What’s free and recognizes your biggest mistakes? Grammarly, of course. Many students praise this free English spellchecker as their grades depend upon its red and blue correction lines. Long-time users are also familiar with the taunting yellow lines indicating more mistakes. Premium mistakes. It’s a costly deal for a student. So, should you cave?
If you do, you’ll marvel at the disappearance of the yellow line. Now red, blue, green, and purple lines embellish your text. And you can edit all of them away; how satisfying.
In Premium, the basic spellchecker transforms into an incredible writing assistant. The program suggests complete sentence transformations for more readable texts, which feels like writing-wizardry at times.
You can also tell Grammarly what types of suggestions you want and edit the goal of your text.
However, sometimes Grammarly still misses the mark. It either misses small mistakes or indicates something is a mistake when it isn’t. When you dig deeper, you might discover that something else — sentence structure or the use of non-English idioms — lie at the base of the incorrect suggestions.
The free Grammarly version and Microsoft Word have this problem as well. Is it acceptable for a premium version, though? Grammarly Premium certainly still outperforms those other spellcheckers. And its writing tips do not compare.
Maybe we can give it some slack. We shouldn’t forget the apps and plagiarism checker that provide extra value for your money.
Features, add-ons, and extensions
Most “free” plagiarism checkers only scan the first 1000 words. So, a feature that checks everything at once is every student’s wet dream. And while not free, Grammarly’s plagiarism checker does scan everything at once. It does an okay job at it too.
The program doesn’t differentiate between quotes and wrongly paraphrased text, though. So spitting through all the sections it thinks are plagiarized can get tedious in a long text.
On top of the plagiarism checker, the premium version gives you many exciting apps: a browser extension, a desktop app, a Microsoft Word and Outlook add-on, and a keyboard for mobile.

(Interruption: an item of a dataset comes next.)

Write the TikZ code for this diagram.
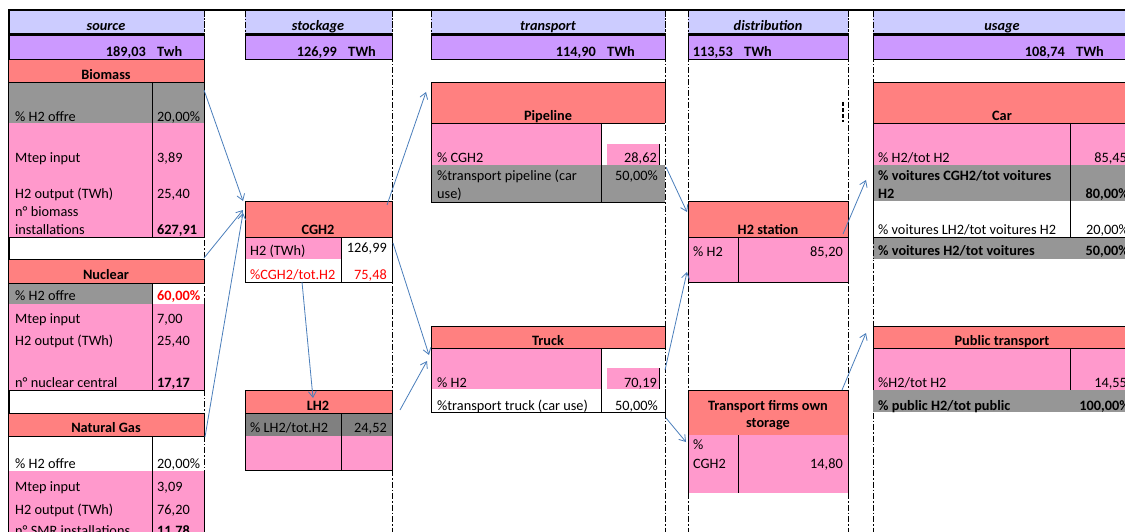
\documentclass[tikz,border=0pt]{standalone}
\usepackage{fontspec}
\setmainfont{Carlito}
\usetikzlibrary{arrows.meta}
\definecolor{lav}{HTML}{CCCCFF}
\definecolor{purp}{HTML}{CC99FF}
\definecolor{salmon}{HTML}{FF8080}
\definecolor{pinkc}{HTML}{FF99CC}
\definecolor{grayc}{HTML}{969696}
\definecolor{dgrayc}{HTML}{808080}
\definecolor{redc}{HTML}{FF0000}
\definecolor{arrowblue}{HTML}{4A7EBB}
\begin{document}
\begin{tikzpicture}[x=1pt,y=-1pt,
  font=\fontsize{14.3}{17}\selectfont,
  tw/.style={inner sep=0pt, anchor=base west},
  te/.style={inner sep=0pt, anchor=base east},
  tc/.style={inner sep=0pt, anchor=base},
  bf/.style={font=\fontsize{14.3}{17}\selectfont\bfseries},
  hd/.style={inner sep=0pt, anchor=base, font=\fontsize{14.3}{17}\selectfont\bfseries\itshape},
  red/.style={text=redc},
  colline/.style={draw=black, line width=0.9pt, dash pattern=on 6pt off 2pt on 1.5pt off 2pt},
  cell/.style={draw=black, line width=0.8pt},
  arr/.style={draw=arrowblue, line width=0.8pt, -{Straight Barb[length=6pt,width=8pt]}}
]
\useasboundingbox (0,0) rectangle (1125,532);
\clip (0,0) rectangle (1125,532);
\fill[white] (0,0) rectangle (1125,532);

% column boundary lines
\foreach \x in {204,392,665,688,848,873} \draw[colline] (\x,10)--(\x,532);

% header rows
\foreach \a/\b in {9/204,245/392,431/665,688/848,873/1131}{
  \fill[lav] (\a,10) rectangle (\b,34);
  \filldraw[fill=purp, cell] (\a,35) rectangle (\b,59);
  \draw[line width=2pt] (\a,34)--(\b,34);
}
\draw[line width=2pt] (8,10)--(1125,10);
\draw[line width=2pt] (9,10)--(9,532);
\foreach \x in {204,245,392,431,665,688,848,873} \draw[colline] (\x,11)--(\x,33);

% ---------- source ----------
\fill[salmon] (9,59) rectangle (204,82);
\fill[grayc] (9,82) rectangle (204,123);
\fill[pinkc] (9,123) rectangle (204,237);
\draw[cell] (9,59)--(204,59) (9,82)--(204,82) (152,82)--(152,237) (204,59)--(204,237) (9,237)--(204,237);

\fill[salmon] (9,259) rectangle (204,283);
\fill[grayc] (9,283) rectangle (152,304);
\fill[white] (152,283) rectangle (204,304);
\fill[pinkc] (9,304) rectangle (204,390);
\draw[cell] (9,259)--(204,259) (9,283)--(204,283) (152,283)--(152,390) (204,259)--(204,283) (204,304)--(204,390) (9,390)--(204,390);

\fill[salmon] (9,413) rectangle (204,436);
\fill[white] (9,436) rectangle (204,471);
\fill[pinkc] (9,471) rectangle (204,532);
\draw[cell] (9,413)--(204,413) (9,436)--(204,436) (152,436)--(152,532) (204,413)--(204,436) (204,471)--(204,532);

% ---------- stockage ----------
\fill[salmon] (245,201) rectangle (392,237);
\fill[pinkc] (245,237) rectangle (341,259);
\fill[white] (341,237) rectangle (392,282);
\fill[white] (245,259) rectangle (341,282);
\draw[cell] (245,201) rectangle (392,282);
\draw[cell] (245,237)--(392,237) (341,237)--(341,282);

\fill[salmon] (245,390) rectangle (392,413);
\fill[dgrayc] (245,413) rectangle (392,436);
\fill[pinkc] (245,436) rectangle (392,470);
\draw[cell] (245,390) rectangle (392,470);
\draw[cell] (245,413)--(392,413) (341,413)--(341,470);

% ---------- transport ----------
\fill[salmon] (431,82) rectangle (665,123);
\fill[pinkc] (431,123) rectangle (601,165);
\fill[white] (601,123) rectangle (665,165);
\fill[pinkc] (607,144) rectangle (659,165);
\fill[grayc] (431,165) rectangle (665,202);
\draw[cell] (431,123)--(431,82)--(665,82)--(665,123);
\draw[cell] (431,123)--(665,123) (431,123)--(431,202)--(665,202) (601,123)--(601,202) (659,144)--(659,165);

\fill[salmon] (431,326) rectangle (665,348);
\fill[pinkc] (431,348) rectangle (601,389);
\fill[white] (601,348) rectangle (665,412);
\fill[white] (431,389) rectangle (601,412);
\fill[pinkc] (607,368) rectangle (659,389);
\draw[cell] (431,326)--(665,326)--(665,348) (431,326)--(431,412)--(665,412)--(665,389) (431,348)--(665,348) (601,348)--(601,412) (659,368)--(659,389);

% ---------- distribution ----------
\fill[salmon] (688,201) rectangle (848,237);
\fill[pinkc] (688,237) rectangle (848,282);
\draw[cell] (688,201) rectangle (848,282);
\draw[cell] (688,237)--(848,237) (738,237)--(738,282);

\fill[salmon] (688,390) rectangle (848,435);
\fill[pinkc] (688,435) rectangle (848,493);
\draw[cell] (688,493)--(688,390)--(848,390)--(848,493) (738,435)--(738,493);
\draw[line width=1.6pt, dash pattern=on 4pt off 2pt] (843,102)--(843,122);

% ---------- usage ----------
\fill[salmon] (873,82) rectangle (1131,123);
\fill[pinkc] (873,123) rectangle (1131,165);
\fill[grayc] (873,165) rectangle (1131,201);
\fill[white] (873,201) rectangle (1131,237);
\fill[grayc] (873,237) rectangle (1131,259);
\draw[cell] (873,237)--(873,82)--(1131,82) (873,123)--(1131,123) (1070,123)--(1070,237) (873,237)--(1131,237);
\draw[colline] (873,238)--(873,259);

\fill[salmon] (873,326) rectangle (1131,348);
\fill[pinkc] (873,348) rectangle (1131,390);
\fill[grayc] (873,390) rectangle (1131,412);
\draw[cell] (873,390)--(873,326)--(1131,326) (873,348)--(1131,348) (1070,348)--(1070,390);

\begin{scope}[yshift=-1.5pt]
% ---------- header texts ----------
\node[hd] (hsource) at (106,29) {source};
\node[hd] (hstock) at (318,29) {stockage};
\node[hd] (htrans) at (548,29) {transport};
\node[hd] (hdist) at (768,29) {distribution};
\node[hd] (husage) at (1002,29) {usage};

\node[te,bf] (v1) at (146,55) {189,03};
\node[tw,bf] (u1) at (157,55) {Twh};
\node[te,bf] (v2) at (337,55) {126,99};
\node[tw,bf] (u2) at (348,55) {TWh};
\node[te,bf] (v3) at (596,55) {114,90};
\node[tw,bf] (u3) at (607,55) {TWh};
\node[te,bf] (v4) at (733,55) {113,53};
\node[tw,bf] (u4) at (744,55) {TWh};
\node[te,bf] (v5) at (1065,55) {108,74};
\node[tw,bf] (u5) at (1076,55) {TWh};

% ---------- source texts ----------
\node[tc,bf] (biomass) at (106,78) {Biomass};
\node[tw] (b1) at (15,120) {\% H2 offre};
\node[tw] (b1v) at (157,120) {20,00\%};
\node[tw] (b2) at (15,161.5) {Mtep input};
\node[tw] (b2v) at (157,161.5) {3,89};
\node[tw] (b3) at (15,197) {H2 output (TWh)};
\node[tw] (b3v) at (157,197) {25,40};
\node[tw] (b4) at (15,215) {n° biomass};
\node[tw] (b5) at (15,232.5) {installations};
\node[tw,bf] (b5v) at (157,232.5) {627,91};

\node[tc,bf] (nuclear) at (106,277.5) {Nuclear};
\node[tw] (n1) at (15,299) {\% H2 offre};
\node[tw,bf,red] (n1v) at (157,299) {60,00\%};
\node[tw] (n2) at (15,322) {Mtep input};
\node[tw] (n2v) at (157,322) {7,00};
\node[tw] (n3) at (15,344) {H2 output (TWh)};
\node[tw] (n3v) at (157,344) {25,40};
\node[tw] (n4) at (15,386) {n° nuclear central};
\node[tw,bf] (n4v) at (157,386) {17,17};

\node[tc,bf] (natgas) at (106,430.5) {Natural Gas};
\node[tw] (g1) at (15,466.5) {\% H2 offre};
\node[tw] (g1v) at (157,466.5) {20,00\%};
\node[tw] (g2) at (15,489.5) {Mtep input};
\node[tw] (g2v) at (157,489.5) {3,09};
\node[tw] (g3) at (15,512.5) {H2 output (TWh)};
\node[tw] (g3v) at (157,512.5) {76,20};
\node[tw] (g4) at (15,534) {n° SMR installations};
\node[tw,bf] (g4v) at (157,534) {11,78};

% ---------- stockage texts ----------
\node[tc,bf] (cgh2) at (318,233) {CGH2};
\node[tw] (c1) at (250,254) {H2 (TWh)};
\node[te] (c1v) at (387,250.5) {126,99};
\node[tw,red] (c2) at (250,278) {\%CGH2/tot.H2};
\node[te,red] (c2v) at (387,278) {75,48};

\node[tc,bf] (lh2) at (318,408.5) {LH2};
\node[tw] (l1) at (250,431) {\% LH2/tot.H2};
\node[te] (l1v) at (387,431) {24,52};

% ---------- transport texts ----------
\node[tc,bf] (pipeline) at (548,119) {Pipeline};
\node[tw] (p1) at (437,161.5) {\% CGH2};
\node[te] (p1v) at (657,161.5) {28,62};
\node[tw] (p2) at (437,179) {\%transport pipeline (car};
\node[tw] (p2b) at (437,196.5) {use)};
\node[te] (p2v) at (658,179) {50,00\%};

\node[tc,bf] (truck) at (548,344) {Truck};
\node[tw] (k1) at (437,386) {\% H2};
\node[te] (k1v) at (657,386) {70,19};
\node[tw] (k2) at (437,409) {\%transport truck (car use)};
\node[te] (k2v) at (658,409) {50,00\%};

% ---------- distribution texts ----------
\node[tc,bf] (station) at (768,233) {H2 station};
\node[tw] (s1) at (693,255) {\% H2};
\node[te] (s1v) at (843,255) {85,20};

\node[tc,bf] (firms) at (768,409) {Transport firms own};
\node[tc,bf] (firms2) at (768,426) {storage};
\node[tw] (f1) at (693,448) {\%};
\node[tw] (f1b) at (693,467) {CGH2};
\node[te] (f1v) at (843,467) {14,80};

% ---------- usage texts ----------
\node[tc,bf] (car) at (1002,119) {Car};
\node[tw] (r1) at (878,161.5) {\% H2/tot H2};
\node[te] (r1v) at (1127,161.5) {85,45};
\node[tw,bf] (r2) at (878,179) {\% voitures CGH2/tot voitures};
\node[tw,bf] (r2b) at (878,196.5) {H2};
\node[te,bf] (r2v) at (1129,196.5) {80,00\%};
\node[tw] (r3) at (878,233) {\% voitures LH2/tot voitures H2};
\node[te] (r3v) at (1129,233) {20,00\%};
\node[tw,bf] (r4) at (878,254) {\% voitures H2/tot voitures};
\node[te,bf] (r4v) at (1129,254) {50,00\%};

\node[tc,bf] (public) at (1002,344) {Public transport};
\node[tw] (q1) at (878,386) {\%H2/tot H2};
\node[te] (q1v) at (1127,386) {14,55};
\node[tw,bf] (q2) at (878,409) {\% public H2/tot public};
\node[te,bf] (q2v) at (1130,409) {100,00\%};
\end{scope}

% ---------- connectors ----------
\coordinate (bioOut) at (204,90);
\coordinate (nucOut) at (204,258);
\coordinate (gasOut) at (205,437);
\coordinate (cghIn1) at (243,201);
\coordinate (cghIn2) at (243,210);
\coordinate (cghIn3) at (243,213);
\coordinate (cghOutA) at (387,205);
\coordinate (cghOutB) at (393,243);
\coordinate (cghOutC) at (302,282);
\coordinate (lh2In) at (313,398);
\coordinate (lh2Out) at (400,410);
\coordinate (pipeIn) at (426,92);
\coordinate (truckIn1) at (429,355);
\coordinate (truckIn2) at (427,361);
\coordinate (pipeOut) at (666,167);
\coordinate (truckOut1) at (665,370);
\coordinate (truckOut2) at (666,418);
\coordinate (stIn1) at (687,212);
\coordinate (stIn2) at (687,272);
\coordinate (firmsIn) at (686,442);
\coordinate (stOut) at (843,234);
\coordinate (firmsOut) at (842,390);
\coordinate (carIn) at (866,180);
\coordinate (pubIn) at (866,333);

\draw[arr] (bioOut) -- (cghIn1);
\draw[arr] (nucOut) -- (cghIn2);
\draw[arr] (gasOut) -- (cghIn3);
\draw[arr] (cghOutA) -- (pipeIn);
\draw[arr] (cghOutB) -- (truckIn1);
\draw[arr] (cghOutC) -- (lh2In);
\draw[arr] (lh2Out) -- (truckIn2);
\draw[arr] (pipeOut) -- (stIn1);
\draw[arr] (truckOut1) -- (stIn2);
\draw[arr] (truckOut2) -- (firmsIn);
\draw[arr] (stOut) -- (carIn);
\draw[arr] (firmsOut) -- (pubIn);
\end{tikzpicture}
\end{document}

But again, some problems come to the surface after a while. The desktop app is essentially the same as the in-browser program, so it only adds value if you start using it as your primary word processing program. And the browser extension is helpful, but only if you use English everywhere on the net. Because it will think every word in a foreign language is badly-written English.
If you regularly use Microsoft Word for that, however, the Microsoft Office add-on is fantastic. It transports the complete Grammarly program to your writing and email software. However, it isn’t always as extensive as the desktop app and misses many more mistakes.

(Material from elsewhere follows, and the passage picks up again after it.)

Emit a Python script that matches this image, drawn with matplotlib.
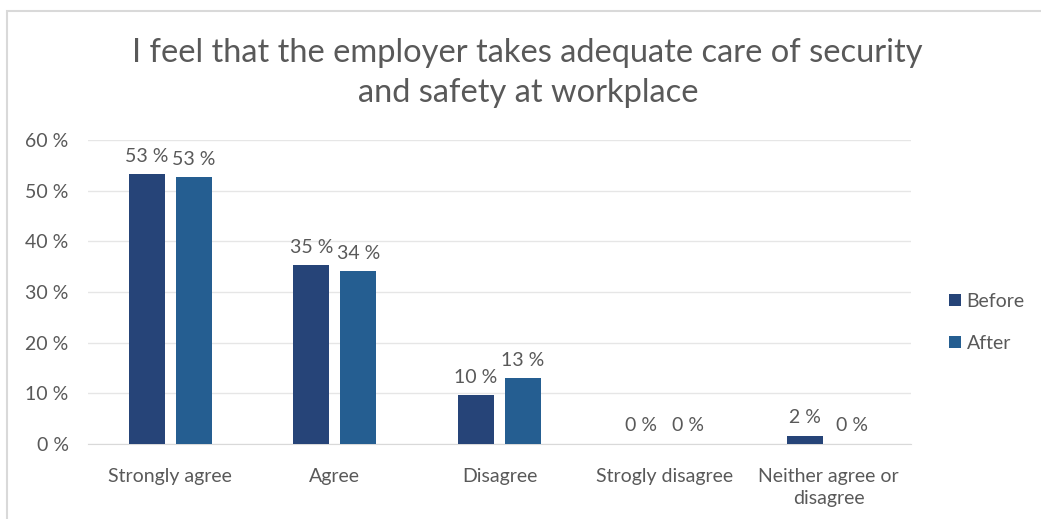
import matplotlib
matplotlib.use("Agg")
from matplotlib import pyplot as plt
from matplotlib.patches import Rectangle
import numpy as np

categories = ["Strongly agree", "Agree", "Disagree", "Strogly disagree",
              "Neither agree or\ndisagree"]
before = [53.2, 35.3, 9.6, 0.0, 1.6]
after = [52.6, 34.1, 13.0, 0.0, 0.0]
yticks = [0, 10, 20, 30, 40, 50, 60]

c_before = "#264478"
c_after = "#255E91"
grey = "#595959"

plt.rcParams['font.family'] = ['Lato', 'DejaVu Sans']

fig = plt.figure(figsize=(10.41, 5.19), dpi=100)
fig.patches.append(Rectangle((7 / 1041, -0.1), 1.2, 1 - 11 / 519 + 0.1,
                             transform=fig.transFigure, fill=False,
                             edgecolor="#D9D9D9", lw=1.5))

ax = fig.add_axes([88 / 1041, 1 - 444 / 519, 823 / 1041, 304 / 519])
x = np.arange(len(categories))
w = 0.219
off = 0.143
b1 = ax.bar(x - off, before, w, color=c_before, zorder=3)
b2 = ax.bar(x + off, after, w, color=c_after, zorder=3)

for bars, vals in ((b1, before), (b2, after)):
    for r, v in zip(bars, vals):
        ax.text(r.get_x() + r.get_width() / 2, v + 1.9, f"{round(v):.0f} %",
                ha="center", va="bottom", fontsize=14, color=grey)

ax.set_xlim(-0.5, len(categories) - 0.5)
ax.set_ylim(0, 60)
ax.set_yticks(yticks)
ax.set_yticklabels([f"{t} %" for t in yticks])
ax.set_xticks(x)
ax.set_xticklabels(categories, linespacing=1.35)
ax.tick_params(length=0, labelsize=14, colors=grey)
ax.tick_params(axis="y", pad=14)
ax.tick_params(axis="x", pad=17)
ax.grid(axis="y", color="#E6E6E6", lw=1, zorder=0)
for s in ["top", "right", "left"]:
    ax.spines[s].set_visible(False)
ax.spines["bottom"].set_color("#D9D9D9")

ax.legend([b1, b2], ["Before", "After"], loc="center left",
          bbox_to_anchor=(1.025, 0.40), frameon=False, fontsize=14,
          labelcolor=grey, handlelength=0.6, handleheight=0.6,
          handletextpad=0.3, labelspacing=1.3)

fig.text(0.507, 1 - 73 / 519, "I feel that the employer takes adequate care of security\nand safety at workplace",
         ha="center", va="center", fontsize=23.5, color=grey, linespacing=1.4)

fig.savefig("out.png", dpi=100)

It seems there is always a negative to its best features. That would be no problem if it were a free program, but now it comes with a cost.
A monthly try-out amounts to about 26 euros (editor’s note: billed in dollars). A quarterly subscription is 51 euros. For 122 euros, you can type away on Grammarly for a whole year. Sadly, for most students, those prices outweigh Grammarly Premium’s best features. Especially because they all come with an unfortunate flaw.

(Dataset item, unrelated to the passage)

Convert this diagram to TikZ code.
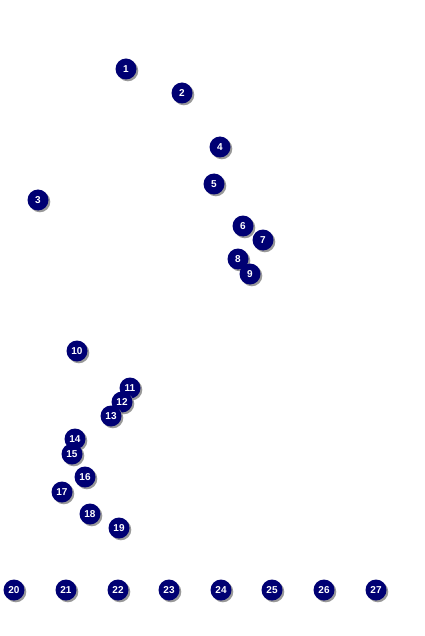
\documentclass[tikz,border=0pt]{standalone}
\usepackage{fontspec}
\setmainfont{Liberation Sans}
\usetikzlibrary{shadows}

\tikzset{
  marker/.style={circle, fill=blue!45!black, text=white, inner sep=0pt,
    minimum size=21pt, font=\fontsize{10}{10}\selectfont\bfseries,
    drop shadow={shadow xshift=1.8pt, shadow yshift=-1.8pt, fill=gray!80, opacity=1}}
}

\begin{document}
\begin{tikzpicture}[x=1pt,y=-1pt]
  \useasboundingbox (0,0) rectangle (424,636);
  % scattered markers
  \foreach \n/\x/\y in {1/126/69, 2/182/93, 3/38/200, 4/220/147, 5/214/184,
      6/243/226, 7/263/240, 8/238/259, 9/250/274, 10/77/351,
      11/130/388, 12/122/402, 13/111/416, 14/75/439, 15/72/454,
      16/85/477, 17/62/492, 18/90/514, 19/119/528}
    \node[marker] (m\n) at (\x,\y) {\n};
  % bottom row
  \foreach \n/\x in {20/14, 21/66, 22/118, 23/169, 24/221, 25/272, 26/324, 27/376}
    \node[marker] (m\n) at (\x,590) {\n};
\end{tikzpicture}
\end{document}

‘It’s a consideration between your money and a few points more’
If you only need a spellchecker, the free version of Grammarly is still able to filter out most of your mistakes. Also, Grammarly has a free blog that is immensely helpful for understanding tricky grammar rules.
What about a one-time monthly purchase right before your deadlines? For some, this might be the way to go, as the plagiarism checker and writing advice are still great features. It’s a consideration between your money and a few points more.
In the end, the yellow line wins either way.